Monday, October 26, 2009

Universal Monster Monday VII (Sort Of)




Well, not really at all. These are my Outer Limits cards. The originals from 1965 or so. But first, the night. The Monday readings are somewhat split in two, and today there were no readings at all. I spent time talking with Mike about DC Comics and when the first Julie, Darci, and Becky showed, we just talked in a surprisingly empty room. I was in the bathroom when a girl opened the door, luckily it wasn't a scene from FAST TIMES AT RIDGEMONT HIGH. Oh, and I found an ad in FILMFAX for the old Diver Dan shows that aired on Ray Rayner. It was surprisingly warm up north but fairly chilly, so my hands are curled up like crab hands or whatever crabs have. First night of gloves for me. Rare for October.
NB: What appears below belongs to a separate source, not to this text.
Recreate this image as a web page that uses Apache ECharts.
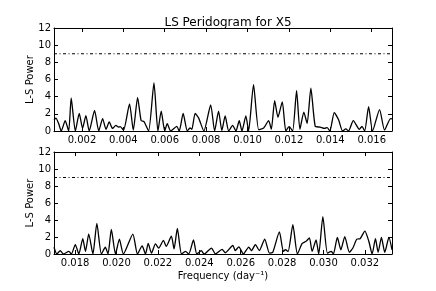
<!DOCTYPE html>
<html>
<head>
<meta charset="utf-8">
<script src="https://cdn.jsdelivr.net/npm/echarts@6/dist/echarts.min.js"></script>
<style>
html,body{margin:0;padding:0;background:#fff;}
#chart{width:436px;height:291px;}
</style>
</head>
<body>
<div id="chart"></div>
<script>
// ---- data ----
const titleText = "LS Peridogram for X5";
const yName = "L-S Power";
const xName = "Frequency (day\u207B\u00B9)";
const thresholdLevel = 9;
const topRange = [0.00065, 0.01698];
const botRange = [0.01698, 0.03331];
const topTicks = [0.002, 0.004, 0.006, 0.008, 0.010, 0.012, 0.014, 0.016];
const botTicks = [0.018, 0.020, 0.022, 0.024, 0.026, 0.028, 0.030, 0.032];
const yTicks = [0, 2, 4, 6, 8, 10, 12];

const topFreq = [0.00065,0.00074,0.00087,0.00100,0.00119,0.00136,0.00148,0.00168,0.00187,0.00203,
0.00219,0.00235,0.00261,0.00281,0.00300,0.00316,0.00332,0.00348,0.00364,0.00377,
0.00385,0.00401,0.00430,0.00448,0.00469,0.00486,0.00500,0.00522,0.00548,0.00567,
0.00583,0.00600,0.00612,0.00629,0.00658,0.00670,0.00689,0.00709,0.00722,0.00731,
0.00747,0.00764,0.00789,0.00822,0.00841,0.00860,0.00876,0.00892,0.00909,0.00928,
0.00944,0.00960,0.00973,0.00992,0.01005,0.01029,0.01054,0.01078,0.01102,0.01115,
0.01131,0.01147,0.01168,0.01185,0.01201,0.01218,0.01237,0.01253,0.01272,0.01288,
0.01306,0.01327,0.01351,0.01372,0.01385,0.01398,0.01419,0.01440,0.01459,0.01475,
0.01488,0.01511,0.01540,0.01553,0.01566,0.01585,0.01604,0.01638,0.01662,0.01691,0.01698];
const topPower = [1.3,1.5,0.9,0,1.2,0,3.85,0,2.05,0.3,
1.8,0,2.4,0,1.45,0.2,1.05,0.3,0.65,0.45,
0.5,0.1,3.15,0.1,3.9,1.2,1.1,0,5.6,0,
2.3,0,0.85,0,0.55,0,2.05,0,0.35,0.2,
2.05,1.5,0,3.05,0,2.3,0.05,1.75,0,0.65,
0,1.2,0,1.75,0,5.4,0.15,0.35,1.2,0.2,
3.55,1.6,3.4,0,0.5,0,4.7,0.2,2.2,0.9,
5.0,0.55,0.45,0.3,0.4,0,2.15,1.3,0,0.25,
0,1.2,0.2,0.55,0,2.85,0,2.5,0.1,1.45,1.4];

const botFreq = [0.01698,0.01712,0.01728,0.01743,0.01770,0.01782,0.01801,0.01818,0.01837,0.01850,
0.01866,0.01886,0.01905,0.01927,0.01946,0.01959,0.01975,0.01995,0.02014,0.02033,
0.02079,0.02101,0.02124,0.02140,0.02153,0.02169,0.02188,0.02204,0.02227,0.02240,
0.02265,0.02278,0.02294,0.02314,0.02333,0.02349,0.02372,0.02388,0.02410,0.02423,
0.02459,0.02478,0.02510,0.02526,0.02562,0.02574,0.02591,0.02613,0.02639,0.02652,
0.02671,0.02690,0.02716,0.02739,0.02755,0.02787,0.02806,0.02816,0.02829,0.02852,
0.02874,0.02897,0.02916,0.02932,0.02945,0.02964,0.02977,0.02997,0.03019,0.03038,
0.03048,0.03067,0.03084,0.03103,0.03125,0.03142,0.03161,0.03177,0.03200,0.03219,
0.03235,0.03251,0.03264,0.03280,0.03296,0.03316,0.03331];
const botPower = [0.8,0,0.4,0,0.3,0,1.1,0,1.8,0.3,
2.35,0,3.6,0,0.8,0,2.9,0,1.75,0,
2.35,0,0.95,0,1.25,0.1,1.2,0.7,1.6,0.9,
2.1,0.6,3.0,0,0.3,0,1.65,0,0.4,0,
0.7,0,0.55,0.15,1.0,0.4,0.85,0,0.8,0.4,
1.1,0.4,1.75,0.1,0.2,2.6,0.3,0.5,0.3,3.45,
0,1.25,1.5,1.9,0.3,1.65,0,4.4,0.1,0.3,
0,1.95,0.5,2.05,0.2,0.7,1.75,1.8,2.7,1.5,
0,1.8,0.2,1.95,0.2,1.95,0.5];

// ---- chart ----
const FONT = "DejaVu Sans";
const pairs = (xs, ys) => xs.map((x, i) => [x, ys[i]]);
const grids = [
  {left: 54, right: 44, top: 28, height: 103},
  {left: 54, right: 44, top: 152, height: 102}
];
function xAxes(gi, range, ticks, showLabels, pos) {
  return {
    type: 'value', gridIndex: gi, position: pos, min: range[0], max: range[1],
    axisLine: {show: true, onZero: false, lineStyle: {color: '#000', width: 1}},
    axisTick: {show: true, inside: true, length: 4, customValues: ticks, lineStyle: {color: '#000'}},
    axisLabel: {show: showLabels, customValues: ticks, margin: 4, color: '#000', fontFamily: FONT, fontSize: 10,
      formatter: v => v.toFixed(3)},
    splitLine: {show: false}
  };
}
function yAxes(gi, showLabels, pos) {
  return {
    type: 'value', gridIndex: gi, position: pos, min: 0, max: 12, interval: 2,
    name: showLabels ? yName : '', nameLocation: 'middle', nameGap: 19, nameRotate: 90,
    nameMoveOverlap: false,
    nameTextStyle: {color: '#000', fontFamily: FONT, fontSize: 10},
    axisLine: {show: true, onZero: false, lineStyle: {color: '#000', width: 1}},
    axisTick: {show: true, inside: true, length: 4, lineStyle: {color: '#000'}},
    axisLabel: {show: showLabels, margin: 3, color: '#000', fontFamily: FONT, fontSize: 10},
    splitLine: {show: false}
  };
}
const bottomX = xAxes(1, botRange, botTicks, true, 'bottom');
bottomX.name = xName; bottomX.nameLocation = 'middle'; bottomX.nameGap = 17;
bottomX.nameTextStyle = {color: '#000', fontFamily: FONT, fontSize: 10};

function curve(xi, yi, xs, ys) {
  return {type: 'line', xAxisIndex: xi, yAxisIndex: yi, data: pairs(xs, ys), smooth: 0.2,
    showSymbol: false, clip: true, lineStyle: {color: '#000', width: 1.3}, animation: false};
}
function thresh(xi, yi, range) {
  return {type: 'line', xAxisIndex: xi, yAxisIndex: yi,
    data: [[range[0], thresholdLevel], [range[1], thresholdLevel]], showSymbol: false,
    lineStyle: {color: '#000', width: 1, type: [3, 2.5, 1, 2.5]}, animation: false};
}

const chart = echarts.init(document.getElementById('chart'), null, {renderer: 'canvas'});
chart.setOption({
  animation: false,
  backgroundColor: '#fff',
  title: {text: titleText, left: 223, top: 12, textAlign: 'center',
    textStyle: {color: '#000', fontFamily: FONT, fontSize: 12, fontWeight: 'normal'}},
  grid: grids,
  xAxis: [
    xAxes(0, topRange, topTicks, true, 'bottom'),
    xAxes(0, topRange, topTicks, false, 'top'),
    bottomX,
    xAxes(1, botRange, botTicks, false, 'top')
  ],
  yAxis: [
    yAxes(0, true, 'left'),
    yAxes(0, false, 'right'),
    yAxes(1, true, 'left'),
    yAxes(1, false, 'right')
  ],
  series: [
    thresh(0, 0, topRange),
    curve(0, 0, topFreq, topPower),
    thresh(2, 2, botRange),
    curve(2, 2, botFreq, botPower)
  ]
});
</script>
</body>
</html>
Hardly any cars on the rainy streets, neither on Cicero OR 87th, and it was very, very quiet out. No wind to hit the leaves and make them fall. Silent like a winter night when you can hear your footsteps on an inch of snow like erasers hitting a blackboard.

I love the face on The Thing From Mercury, but could care less about the medallion. Maybe they have have Scientology on other planets, I dunno. But I ALWAYS wanted me one of those masks, if they ever had them made. Television Terror was, I believe, the first episode. Cliff Robertson hangs out at this scientist's pad, the guy built what he thought would be, well, it was like an ant form with the supposed atmosphere for a planet circling Wolf 359. I think this is why the episode stuck with me, the name of the star. Certainly not obscure, it is about 14 light years away, but for me, just plain cool that they didn't just make up a star like they did on STAR TREK. Captain's Log, Stardate 1111.11, we are circling the star Proxima Batshit X-3, etc. etc. Well, actually this WAS the first episode, this is card #1. This silicon being comes out of a TV and wanders a deserted street, lots of leaves and scary reflections in business windows. Robertson gets rid of it by turning the TV off.

I believe The Man From The Future (#11) was played by David McCallum. He tells everyone about an atomic war and vanishes, then the world leaders all shake hands. This was way before suicide bombers. Another dude from Mercury, this one wearing a hip, mohair sweater. I have NO idea who or what Jelly Man is, maybe for the better.

I end this with what is both the coolest episode name as well as the far-outedness of the bugs with little Abe Vigoda-like faces. The Xanthi Misfits, how about that for a name? Bruce Dern wanders in the desert after his car breakss down, his girl staying behind. We see this spaceship land and the silhouette of these guys looking out a viewscreen at Dern pretty much getting paid for stumbling around in a circle. We all see the Abe Vigoda bugs in the very last scene. But I absolutely love that name...The Xanthi Misfits. Someone had their thinking cap on that day.